The president was serious and somber. No gloating. No "Mission Accomplished." A well-placed reminder, properly citing the identical sentiment expressed by then-President George W. Bush, that the United States is not at war with Islam, but only against a small but deadly group of fanatics.

Other officials, particularly Secretary of State Hillary Clinton, went out of their way to note that the threat of Islamist terror has not ended, and that the extreme beliefs and political forces that created al-Qaida in the first place have not been vanquished.

This is what candidate Barack Obama said he would do if elected president. He promised to wind down the war of choice in Iraq, which he correctly saw as the primary impediment to the most important national security matter before us. And that was the destruction of al-Qaida, particularly by the end, through capture or death, of bin Laden as its mastermind, chief fundraiser and seemingly eternal figurehead.

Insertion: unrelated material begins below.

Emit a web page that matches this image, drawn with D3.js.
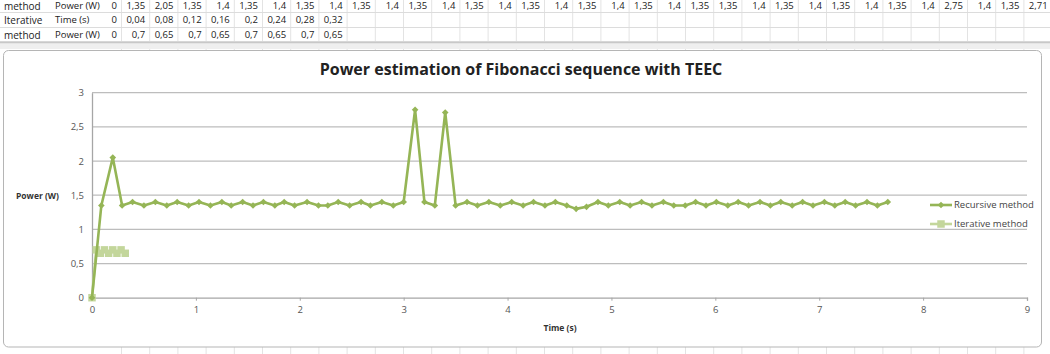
<!DOCTYPE html>
<html>
<head>
<meta charset="utf-8">
<script src="https://cdnjs.cloudflare.com/ajax/libs/d3/7.8.5/d3.min.js"></script>
<style>
    body { margin: 0; background: #ffffff; }
    text { font-family: "Open Sans", "Noto Sans", sans-serif; }
</style>
</head>
<body>
<script>
/* ----------------------------------------------------------------------------
Power estimation of Fibonacci sequence with TEEC.
An Excel sheet screenshot: three table rows on top, the line chart below.
-----------------------------------------------------------------------------*/

// Recursive method: time (s) and power (W)
var recTime = [0, 0.09, 0.2, 0.29, 0.39, 0.5, 0.61, 0.72, 0.82, 0.93,
    1.03, 1.14, 1.25, 1.34, 1.45, 1.55, 1.65, 1.76, 1.85, 1.95,
    2.07, 2.18, 2.27, 2.37, 2.48, 2.59, 2.68, 2.79, 2.9, 3.0,
    3.11, 3.2, 3.3, 3.4, 3.5, 3.61, 3.71, 3.82, 3.93, 4.04,
    4.15, 4.25, 4.36, 4.46, 4.57, 4.66, 4.76, 4.87, 4.97, 5.08,
    5.18, 5.29, 5.39, 5.5, 5.6, 5.71, 5.81, 5.91, 6.01, 6.12,
    6.22, 6.32, 6.43, 6.53, 6.63, 6.74, 6.84, 6.94, 7.05, 7.15,
    7.25, 7.35, 7.46, 7.56, 7.66];
var recPower = [0, 1.35, 2.05, 1.35, 1.4, 1.35, 1.4, 1.35, 1.4, 1.35,
    1.4, 1.35, 1.4, 1.35, 1.4, 1.35, 1.4, 1.35, 1.4, 1.35,
    1.4, 1.35, 1.35, 1.4, 1.35, 1.4, 1.35, 1.4, 1.35, 1.4,
    2.75, 1.4, 1.35, 2.71, 1.35, 1.4, 1.35, 1.4, 1.35, 1.4,
    1.35, 1.4, 1.35, 1.4, 1.35, 1.3, 1.33, 1.4, 1.35, 1.4,
    1.35, 1.4, 1.35, 1.4, 1.35, 1.35, 1.4, 1.35, 1.4, 1.35,
    1.4, 1.35, 1.4, 1.35, 1.4, 1.35, 1.4, 1.35, 1.4, 1.35,
    1.4, 1.35, 1.4, 1.35, 1.4];

// Iterative method: time (s) and power (W), as in the table rows
var iterTime = [0, 0.04, 0.08, 0.12, 0.16, 0.2, 0.24, 0.28, 0.32];
var iterPower = [0, 0.7, 0.65, 0.7, 0.65, 0.7, 0.65, 0.7, 0.65];

var seriesNames = ["Recursive method", "Iterative method"];
var xTicks = [0, 1, 2, 3, 4, 5, 6, 7, 8, 9];
var yTicks = [0, 0.5, 1, 1.5, 2, 2.5, 3];

// The sheet rows that show above the chart
var rowLabels = [["method", "Power (W)"], ["Iterative", "Time (s)"],
    ["method", "Power (W)"]];
var rowValues = [recPower.slice(0, 34), iterTime, iterPower];

var W = 1050, H = 354;
var recColor = "#95b556", iterColor = "#c3d69b";

// Decimal comma, like the sheet
var comma = d3.formatLocale({decimal: ",", thousands: ".",
    grouping: [3], currency: ["", ""]}).format("~g");

var root = d3.select("body").append("svg")
    .attr("width", W)
    .attr("height", H);

/* ---------------------------- sheet background ----------------------------*/
var sheet = root.append("g").attr("class", "sheet");
var rowLines = [12.5, 27.5, 41.5];
var colRight = function(i) { return 117 + i * 28.2; };

// vertical cell borders
sheet.selectAll("line.col")
    .data(d3.range(0, 36))
    .enter().append("line")
    .attr("class", "col")
    .attr("x1", function(i) { return colRight(i) + 4.5; })
    .attr("x2", function(i) { return colRight(i) + 4.5; })
    .attr("y1", 0).attr("y2", H)
    .attr("stroke", "#e3e3e3");
sheet.selectAll("line.row")
    .data(rowLines)
    .enter().append("line")
    .attr("class", "row")
    .attr("x1", 0).attr("x2", W)
    .attr("y1", function(d) { return d; })
    .attr("y2", function(d) { return d; })
    .attr("stroke", "#dcdcdc");

// the grey split band under the third row
sheet.append("rect")
    .attr("x", 0).attr("y", 42).attr("width", W).attr("height", 7)
    .attr("fill", "#efefef");
sheet.append("line")
    .attr("x1", 0).attr("x2", W).attr("y1", 42.5).attr("y2", 42.5)
    .attr("stroke", "#c8c8c8").attr("stroke-width", 1.5);

var rowY = [6, 20, 35];
rowLabels.forEach(function(lab, r) {
    sheet.append("text")
        .attr("x", 4).attr("y", rowY[r])
        .attr("dy", "0.35em")
        .attr("font-size", "10px")
        .attr("fill", "#222")
        .text(lab[0]);
    sheet.append("text")
        .attr("x", 55).attr("y", rowY[r])
        .attr("dy", "0.35em")
        .attr("font-size", "9.5px")
        .attr("fill", "#222")
        .text(lab[1]);
    sheet.selectAll("text.v" + r)
        .data(rowValues[r])
        .enter().append("text")
        .attr("class", "v" + r)
        .attr("x", function(d, i) { return colRight(i); })
        .attr("y", rowY[r])
        .attr("dy", "0.35em")
        .attr("text-anchor", "end")
        .attr("font-size", "9.5px")
        .attr("fill", "#222")
        .text(function(d) { return comma(d); });
});

/* -------------------------------- chart box -------------------------------*/
root.append("rect")
    .attr("x", 3.5).attr("y", 50.5)
    .attr("width", 1038).attr("height", 296.5)
    .attr("rx", 5)
    .attr("fill", "#ffffff")
    .attr("stroke", "#b5b5b5");

root.append("text")
    .attr("x", 521).attr("y", 69)
    .attr("dy", "0.35em")
    .attr("text-anchor", "middle")
    .attr("font-size", "16px")
    .attr("font-weight", "bold")
    .attr("fill", "#222")
    .text("Power estimation of Fibonacci sequence with TEEC");

// plot area, D3 margin convention inside the whole picture
var margin = {top: 92.7, right: 23, bottom: 56.3, left: 92},
    width = W - margin.left - margin.right,
    height = H - margin.top - margin.bottom;

var svg = root.append("g")
    .attr("transform", "translate(" + margin.left + "," + margin.top + ")");

var xScale = d3.scaleLinear().domain([0, 9]).range([0, width]);
var yScale = d3.scaleLinear().domain([0, 3]).range([height, 0]);

// horizontal gridlines
svg.selectAll("line.grid")
    .data(yTicks.slice(1))
    .enter().append("line")
    .attr("class", "grid")
    .attr("x1", 0).attr("x2", width)
    .attr("y1", function(d) { return yScale(d); })
    .attr("y2", function(d) { return yScale(d); })
    .attr("stroke", "#bdbdbd")
    .attr("stroke-width", 1.3);

var xAxis = d3.axisBottom(xScale).tickValues(xTicks)
    .tickSize(3).tickPadding(6).tickFormat(comma);
var yAxis = d3.axisLeft(yScale).tickValues(yTicks)
    .tickSize(0).tickPadding(8).tickFormat(comma);

var gx = svg.append("g")
    .attr("transform", "translate(0," + height + ")")
    .call(xAxis);
var gy = svg.append("g").call(yAxis);

[gx, gy].forEach(function(g) {
    g.select(".domain").attr("stroke", "#a6a6a6").attr("stroke-width", 1.3);
    g.selectAll(".tick line").attr("stroke", "#a6a6a6");
    g.selectAll(".tick text")
        .attr("fill", "#555")
        .attr("font-size", "9.5px")
        .attr("font-family", "\"Open Sans\", sans-serif");
});

// axis titles (Excel puts the y title horizontally at the left)
root.append("text")
    .attr("x", 16).attr("y", 196)
    .attr("dy", "0.35em")
    .attr("font-size", "8.5px")
    .attr("font-weight", "bold")
    .attr("fill", "#333")
    .text("Power (W)");
root.append("text")
    .attr("x", 560).attr("y", 328)
    .attr("dy", "0.35em")
    .attr("text-anchor", "middle")
    .attr("font-size", "8.5px")
    .attr("font-weight", "bold")
    .attr("fill", "#333")
    .text("Time (s)");

/* --------------------------------- series ---------------------------------*/
var series = [
    {name: seriesNames[0], t: recTime, p: recPower, color: recColor,
        marker: d3.symbol(d3.symbolSquare, 22), rot: 45},
    {name: seriesNames[1], t: iterTime, p: iterPower, color: iterColor,
        marker: d3.symbol(d3.symbolSquare, 56), rot: 0}
];

var line = d3.line()
    .x(function(d) { return xScale(d[0]); })
    .y(function(d) { return yScale(d[1]); });

// iterative first, the recursive line is drawn over it
[series[1], series[0]].forEach(function(s) {
    var pts = s.t.map(function(t, i) { return [t, s.p[i]]; });
    svg.append("path")
        .datum(pts)
        .attr("fill", "none")
        .attr("stroke", s.color)
        .attr("stroke-width", 2.6)
        .attr("stroke-linejoin", "round")
        .attr("d", line);
    svg.selectAll(null)
        .data(pts)
        .enter().append("path")
        .attr("transform", function(d) {
            return "translate(" + xScale(d[0]) + "," + yScale(d[1]) +
                ")rotate(" + s.rot + ")";
        })
        .attr("d", s.marker())
        .attr("fill", s.color);
});

/* --------------------------------- legend ---------------------------------*/
var legend = root.append("g")
    .attr("transform", "translate(930,0)");
var legY = [205, 224];
series.forEach(function(s, i) {
    legend.append("line")
        .attr("x1", 0).attr("x2", 22)
        .attr("y1", legY[i]).attr("y2", legY[i])
        .attr("stroke", s.color).attr("stroke-width", 2.6);
    legend.append("path")
        .attr("transform", "translate(11," + legY[i] + ")rotate(" +
            s.rot + ")")
        .attr("d", s.marker())
        .attr("fill", s.color);
    legend.append("text")
        .attr("x", 24).attr("y", legY[i])
        .attr("dy", "0.35em")
        .attr("font-size", "9.5px")
        .attr("fill", "#444")
        .text(s.name);
});
</script>
</body>
</html>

The difference between the long wait and the sudden end of this saga bespeaks many successes, most importantly a vastly improved level of cooperation among various government agencies. Previous efforts by the military, intelligence services and law enforcement agencies around the world had already limited the ability of bin Laden and al-Qaida to do major harm. So much so that, as a pure military target, bin Laden's value had already dimmed significantly.

Still, as an act of legitimate self-defense with real strategic value, the end of bin Laden is a major accomplishment. It puts the world on notice that our fight is with individuals who harm us, not with peoples or religions, and that, as Secretary Clinton said Monday, "You cannot wait us out."